Under the Employment Rights Act 2025, from January 2027 (under the revised timeline);
Dismissal to force certain contract changes will be automatically unfair
If you dismiss someone for refusing to agree a “restricted variation”, it will be automatically unfair unless you can prove:
- Serious financial difficulties threatening business viability (i.e. imminent risk of insolvency)
- The changes are necessary to address those difficulties
- There is no realistic alternative
“Restricted variations” are likely to include the following (although specifically which is currently subject to government consultation):
- Reductions in Pay
- Pensions
- Working hours
- Shift patterns (in specified cases)
- Time off
- Or inserting clauses allowing such changes without consent
This sets a high bar. In most cases, dismissal and re-engagement to worsen core terms will no longer be lawful.

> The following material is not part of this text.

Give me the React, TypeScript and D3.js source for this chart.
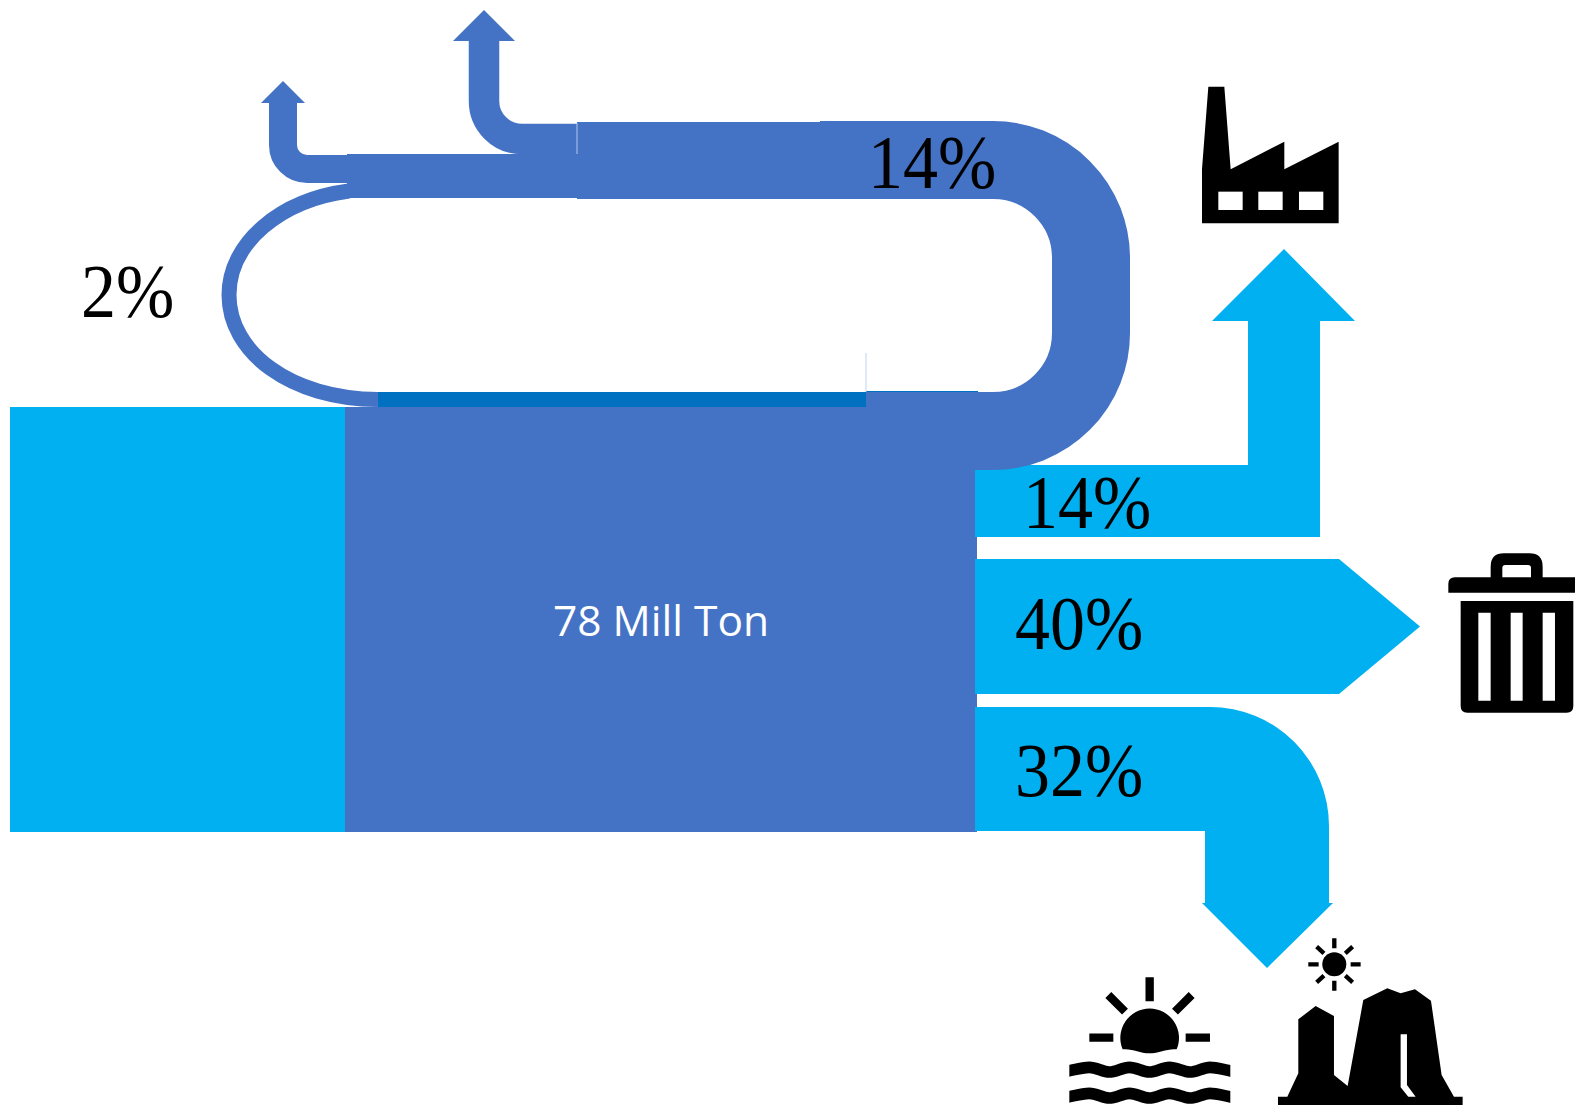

The rights are day one rights. There is no need for a period of qualifying service.
Other contractual changes
Changes outside the restricted list (e.g. mobility clauses, job duties, notice periods, restrictive covenants) aren’t automatically unfair — but tribunals must now assess:
- The business reason
- The quality of consultation
- What was offered in return
- Any other prescribed factors
Process and evidence will be critical.
Replacing employees with non-employees
Dismissing staff to replace them with agency workers or contractors doing substantially the same work will also be automatically unfair (unless the same serious financial difficulties defence applies).
Increased Penalties
The Maximum penalty for failing to consult on collective redundancies (which is often the appropriate process in fire and rehire) will be increased from 90 to 180 days pay.
What this means for you;
Now is the time to:
- Audit upcoming contract change needs
- Strengthen consultation frameworks
- Educate senior leaders
- Document business rationale rigorously
- Build negotiation capability
Contract variation strategy now needs to be collaborative, evidence-led, and carefully managed.